From: Sam Devlin, QA Manager To: Plant leadership Subject: Q2 defect-rate review, read the sampling rule first
The raw defect counts below look alarming for Line C, but before anyone reacts: our inspection sampling is NOT uniform across lines or shifts. The defect rate you care about is defects per thousand inspected units, and how many we inspect depends on the sampling rule (separate card). Comparing raw defect counts across lines without normalizing by units inspected is the classic error.
What I need: the line and shift with the highest true defect rate once the sampling rule is applied, and whether the headline Line C is our worst line claim survives normalization.
Units produced and defects found, Q2. Each line runs two shifts (Day, Night). Columns: line; shift; units produced; defects found in the inspected sample.
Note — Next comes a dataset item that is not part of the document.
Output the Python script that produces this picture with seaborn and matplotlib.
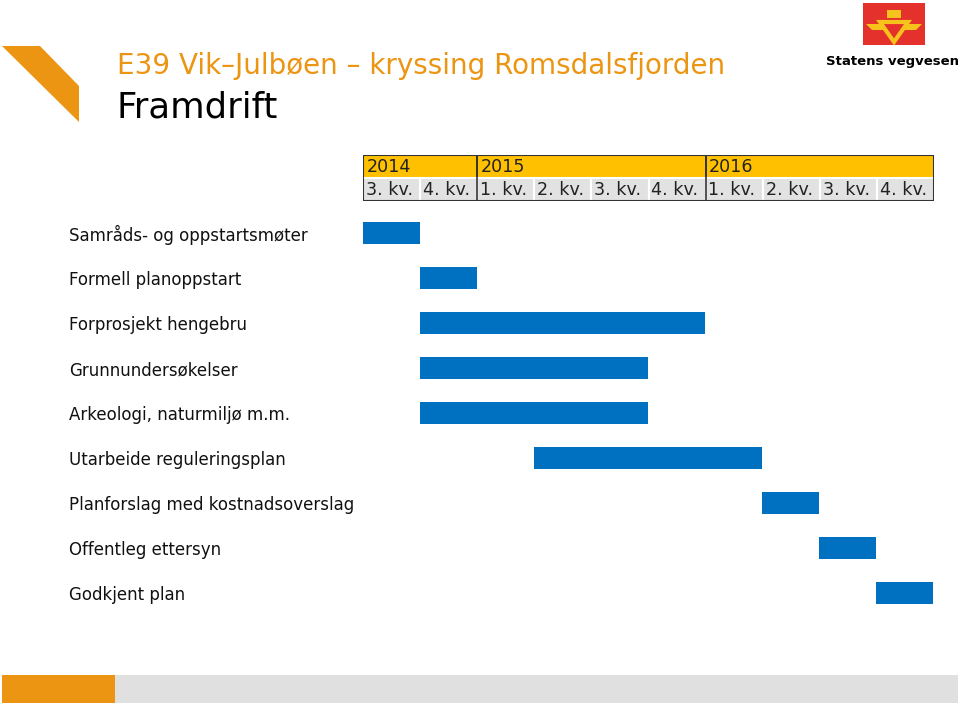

Line A, Day: 40,000 units; 24 defects. Line A, Night: 40,000 units; 30 defects. Line B, Day: 30,000 units; 18 defects. Line B, Night: 30,000 units; 27 defects. Line C, Day: 50,000 units; 60 defects. Line C, Night: 50,000 units; 45 defects.
The QA team does not inspect every unit. The fraction of produced units inspected depends on the line's automation level and the shift.
Line A: Day 10 percent of units produced; Night 10 percent. Line B: Day 5 percent; Night 15 percent. Line C: Day 20 percent; Night 10 percent.
Defect rate is defined as defects found per 1,000 units inspected (not per 1,000 produced). Inspected units = produced units times sampling rate.
Applying the sampling rule, which line and shift had the highest defect rate (defects per 1,000 units inspected) in Q2?